OPG has a staff of 11,000 employees, half of whom are tradespeople working in various roles, including control technician (electrical and instrumentation), mechanical maintainers (millwright) and nuclear operations.
  • In the next two decades, 40% of new jobs will be in the skilled trades and technologies. In 1998, that number was less than 20%.
  • Many more people in the skilled trades are retiring than are entering the system.
  • Many skilled tradespeople now make six-figure incomes with excellent benefits.
  • In Canada, the shortage of skilled labour has been estimated at no fewer than 20,000 unfilled jobs, growing to 50,000 by 2010.
  • According to Job Futures 2000, by 2007, more than one-third of jobs created in Canada will require a skilled trades designation or college diploma. -- Source Skills Canada - Ontario (

  • Like other employers in a wide range of sectors, OPG is feeling the impact of the skilled trades shortage. "We have a particular need in the areas of control and mechanical maintenance," Goulding says.
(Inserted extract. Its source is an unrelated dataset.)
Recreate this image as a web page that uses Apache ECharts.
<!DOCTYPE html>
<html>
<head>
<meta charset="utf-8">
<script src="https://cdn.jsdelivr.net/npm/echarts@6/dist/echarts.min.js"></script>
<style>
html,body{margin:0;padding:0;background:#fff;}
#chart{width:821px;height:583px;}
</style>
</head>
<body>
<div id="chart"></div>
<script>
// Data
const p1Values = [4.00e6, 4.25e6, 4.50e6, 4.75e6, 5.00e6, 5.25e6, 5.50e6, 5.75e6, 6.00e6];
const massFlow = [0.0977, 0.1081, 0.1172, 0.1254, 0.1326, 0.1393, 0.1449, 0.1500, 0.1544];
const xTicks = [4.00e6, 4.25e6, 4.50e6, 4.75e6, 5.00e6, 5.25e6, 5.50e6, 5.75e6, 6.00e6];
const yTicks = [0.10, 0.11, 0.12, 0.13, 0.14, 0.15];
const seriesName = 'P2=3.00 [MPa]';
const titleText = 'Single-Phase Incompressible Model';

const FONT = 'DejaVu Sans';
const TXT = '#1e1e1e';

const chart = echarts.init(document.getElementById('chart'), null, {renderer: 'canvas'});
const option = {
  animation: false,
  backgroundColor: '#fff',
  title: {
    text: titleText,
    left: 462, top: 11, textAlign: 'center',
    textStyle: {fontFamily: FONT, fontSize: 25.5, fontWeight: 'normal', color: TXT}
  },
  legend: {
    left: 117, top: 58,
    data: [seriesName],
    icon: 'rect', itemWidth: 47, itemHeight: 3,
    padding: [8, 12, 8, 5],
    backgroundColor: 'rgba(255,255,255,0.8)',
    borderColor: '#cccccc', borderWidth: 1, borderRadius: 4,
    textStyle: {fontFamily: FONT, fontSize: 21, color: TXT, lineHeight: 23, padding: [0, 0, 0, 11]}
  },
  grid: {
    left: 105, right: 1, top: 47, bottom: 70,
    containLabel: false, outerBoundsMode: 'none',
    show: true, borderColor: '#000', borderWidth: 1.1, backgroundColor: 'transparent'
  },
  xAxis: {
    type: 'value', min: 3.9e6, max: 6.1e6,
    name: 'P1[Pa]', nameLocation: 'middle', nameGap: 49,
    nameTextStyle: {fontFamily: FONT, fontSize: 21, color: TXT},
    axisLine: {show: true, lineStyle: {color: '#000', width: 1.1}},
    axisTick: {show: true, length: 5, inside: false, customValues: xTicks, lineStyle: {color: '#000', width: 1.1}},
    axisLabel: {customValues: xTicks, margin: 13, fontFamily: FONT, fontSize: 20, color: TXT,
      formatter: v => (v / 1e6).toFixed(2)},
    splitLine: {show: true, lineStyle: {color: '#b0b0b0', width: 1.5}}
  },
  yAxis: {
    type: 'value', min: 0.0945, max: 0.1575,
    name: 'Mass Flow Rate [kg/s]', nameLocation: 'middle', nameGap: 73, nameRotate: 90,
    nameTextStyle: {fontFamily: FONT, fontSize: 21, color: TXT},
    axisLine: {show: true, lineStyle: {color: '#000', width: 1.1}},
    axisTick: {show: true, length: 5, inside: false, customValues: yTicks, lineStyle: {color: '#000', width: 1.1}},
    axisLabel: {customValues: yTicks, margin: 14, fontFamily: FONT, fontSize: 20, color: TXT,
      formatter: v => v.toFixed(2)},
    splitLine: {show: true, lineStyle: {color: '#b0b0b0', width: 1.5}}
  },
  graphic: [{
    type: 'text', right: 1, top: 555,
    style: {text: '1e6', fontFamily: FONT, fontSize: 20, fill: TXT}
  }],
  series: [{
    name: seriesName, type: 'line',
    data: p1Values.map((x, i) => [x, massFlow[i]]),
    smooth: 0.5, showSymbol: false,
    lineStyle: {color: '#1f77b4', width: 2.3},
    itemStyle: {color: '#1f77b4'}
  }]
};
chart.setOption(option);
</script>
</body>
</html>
    "It is very difficult to find enough skilled trades to meet our needs. There are a large amount of interested applicants, but only a small percentage has the required skill set needed for these positions."

    OPG is not alone. According to the Canadian Federation of Independent Business, 56% of firms were forced to hire people who weren't suitable and another 30% had forgone business opportunities because of insufficient labour supply.

    An aging workforce further mitigates the shortage. "OPG is an aging, long-service workforce," Goulding says. "Many employees are or will be eligible to leave on early retirement and, in some job categories, there are few internal candidates available to fill these vacancies."

    The Canadian Electricity Association reports that within the electricity sector, more than 26% of the workforce will be eligible for retirement within the next 10 years.

    The Power Workers' Union (PWU) represents more than 15,000 members working in the electrical sector in Ontario. It has sponsored an awareness/education campaign called TradeUp for Success to reintroduce the concept of skilled trades as a viable, rewarding career choice for students.
    According to a recent Canadian Apprenticeship Forum and Skills Canada poll conducted by Ipsos-Reid:
  • 42% of Canadian youth claim they are unlikely to consider a career in the skilled trades;
  • 67% of youth and 55% of adults would choose university as the first post-secondary option;
  • 26% of youth said they would consider a career in the trades;
  • 60% of youth said their parents have not encouraged them to consider a career in trades;
  • 71% of youth said guidance counsellors have not encouraged them to consider skilled trades professions.

  • The PWU has also spoken to more than 50,000 people across the province through its TradeUp for Success education/awareness program. Its goal is to promote skilled trades as a viable, rewarding career choice for students. "There are many benefits these jobs provide: a rewarding, challenging, fulfilling and rewarding career in a very highly technological environment," says Debra Carey, PWU Communications Officer.

    The PWU and OPG have joined forces to launch initiatives to make high school students aware of the opportunities and benefits available in the trades and is currently analysing results of an online survey of Grade 9 and 10 students and their parents.

    Those are among several initiatives aimed at combating the skilled trades shortage. The Canadian Apprenticeship Forum and Skills Canada developed a national campaign called Skilled Trades: A Career You Can Build On. The $12-million, three-year campaign will promote skilled trades as a first-choice career option. Its goal is to change the perception of skilled trades among youth, parents and educators.